This article explains how CDCT works, when to use it, how to implement it, and where teams commonly go wrong. You’ll also find example snippets, pipeline patterns, and a pragmatic rollout checklist.
What is Consumer-Driven Contract Testing?
At its core, a “contract” is an executable artifact describing the interactions a consumer expects from a provider (e.g., requests, responses, headers, status codes, and body shapes). In a consumer-driven model:
- Consumers write tests that exercise their HTTP/gRPC/AMQP client against a local mock that records expectations.
- The tests produce a contract file (often called a “pact”).
- Contracts are published to a broker (a central registry) and tagged (e.g., main, prod, dev).
- Providers pull relevant contracts and run provider verification against a real service (or a service booted in test mode) to confirm they meet all consumer expectations.
- Deployment gates use verification results to prevent breaking changes from reaching shared environments.
CDCT can be used for HTTP/JSON, messaging (Kafka, SNS/SQS), and even GraphQL. The mechanism is the same: consumers drive, providers verify.
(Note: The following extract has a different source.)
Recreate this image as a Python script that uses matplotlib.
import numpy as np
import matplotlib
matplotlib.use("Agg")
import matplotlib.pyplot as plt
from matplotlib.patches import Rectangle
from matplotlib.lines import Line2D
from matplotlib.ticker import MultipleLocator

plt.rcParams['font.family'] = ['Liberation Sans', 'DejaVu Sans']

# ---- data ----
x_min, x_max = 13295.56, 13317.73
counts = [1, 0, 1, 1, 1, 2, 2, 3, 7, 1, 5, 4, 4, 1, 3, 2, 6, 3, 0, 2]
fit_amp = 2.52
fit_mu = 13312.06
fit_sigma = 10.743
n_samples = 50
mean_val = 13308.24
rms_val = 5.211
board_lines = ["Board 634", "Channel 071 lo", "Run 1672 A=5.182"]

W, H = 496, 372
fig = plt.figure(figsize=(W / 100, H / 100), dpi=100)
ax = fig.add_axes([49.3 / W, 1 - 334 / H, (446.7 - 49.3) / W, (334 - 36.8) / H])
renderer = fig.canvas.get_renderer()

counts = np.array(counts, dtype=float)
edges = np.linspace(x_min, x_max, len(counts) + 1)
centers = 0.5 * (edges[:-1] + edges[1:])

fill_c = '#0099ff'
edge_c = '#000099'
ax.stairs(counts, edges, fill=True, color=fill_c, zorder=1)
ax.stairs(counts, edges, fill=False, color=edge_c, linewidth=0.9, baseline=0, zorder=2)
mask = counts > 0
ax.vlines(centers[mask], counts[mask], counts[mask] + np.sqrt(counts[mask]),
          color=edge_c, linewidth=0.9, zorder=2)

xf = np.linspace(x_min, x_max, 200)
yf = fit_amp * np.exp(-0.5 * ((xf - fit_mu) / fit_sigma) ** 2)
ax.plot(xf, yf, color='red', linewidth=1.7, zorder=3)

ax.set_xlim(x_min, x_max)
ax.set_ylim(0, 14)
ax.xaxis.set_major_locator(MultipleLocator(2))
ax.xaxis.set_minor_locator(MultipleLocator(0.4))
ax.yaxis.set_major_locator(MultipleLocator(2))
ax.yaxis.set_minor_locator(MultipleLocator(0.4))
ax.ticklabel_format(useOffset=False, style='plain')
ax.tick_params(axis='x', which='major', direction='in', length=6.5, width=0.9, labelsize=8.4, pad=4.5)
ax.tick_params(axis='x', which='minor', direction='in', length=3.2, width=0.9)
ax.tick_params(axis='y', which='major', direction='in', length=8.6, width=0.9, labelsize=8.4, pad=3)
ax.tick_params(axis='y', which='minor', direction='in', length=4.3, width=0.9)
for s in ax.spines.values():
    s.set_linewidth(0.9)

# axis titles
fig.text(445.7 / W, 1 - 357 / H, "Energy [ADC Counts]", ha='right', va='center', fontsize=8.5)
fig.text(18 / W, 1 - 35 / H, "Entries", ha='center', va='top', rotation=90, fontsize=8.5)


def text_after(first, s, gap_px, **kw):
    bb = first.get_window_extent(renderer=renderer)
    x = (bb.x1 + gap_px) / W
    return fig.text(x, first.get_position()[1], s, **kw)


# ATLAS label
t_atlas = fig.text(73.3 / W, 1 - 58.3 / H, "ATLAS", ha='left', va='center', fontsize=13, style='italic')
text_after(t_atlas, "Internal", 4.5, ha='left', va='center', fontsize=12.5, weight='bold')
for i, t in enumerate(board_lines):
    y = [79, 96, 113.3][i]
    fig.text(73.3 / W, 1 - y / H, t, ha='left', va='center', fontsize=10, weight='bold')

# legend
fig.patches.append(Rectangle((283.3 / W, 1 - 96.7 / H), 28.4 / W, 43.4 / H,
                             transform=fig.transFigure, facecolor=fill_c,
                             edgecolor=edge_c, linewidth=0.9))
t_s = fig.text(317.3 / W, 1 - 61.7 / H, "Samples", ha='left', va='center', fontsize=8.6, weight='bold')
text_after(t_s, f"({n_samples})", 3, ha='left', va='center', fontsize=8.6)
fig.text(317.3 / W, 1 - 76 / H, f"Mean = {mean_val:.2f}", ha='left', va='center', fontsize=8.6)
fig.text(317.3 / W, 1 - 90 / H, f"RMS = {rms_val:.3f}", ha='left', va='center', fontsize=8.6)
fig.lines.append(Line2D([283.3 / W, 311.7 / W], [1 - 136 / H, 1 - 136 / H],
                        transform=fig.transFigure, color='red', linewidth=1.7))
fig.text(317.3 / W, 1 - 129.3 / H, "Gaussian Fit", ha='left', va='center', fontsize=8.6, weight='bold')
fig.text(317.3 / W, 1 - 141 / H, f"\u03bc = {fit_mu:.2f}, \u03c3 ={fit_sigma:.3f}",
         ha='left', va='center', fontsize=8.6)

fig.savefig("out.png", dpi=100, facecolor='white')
Why Not Just End-to-End Tests?
- Speed and determinism: End-to-end suites are slow and brittle. CDCT gives feedback in seconds or minutes inside each service’s CI pipeline.
- Change isolation: A provider can safely evolve as long as it continues to satisfy published consumer contracts. You don’t need to coordinate multi-team release trains.
- Reduced test surface: Model the interactions you actually use—not everything the provider could do.
End-to-end tests remain valuable for cross-cutting concerns (authentication, routing, SSO, real data flows). But most behavioral compatibility belongs in contracts.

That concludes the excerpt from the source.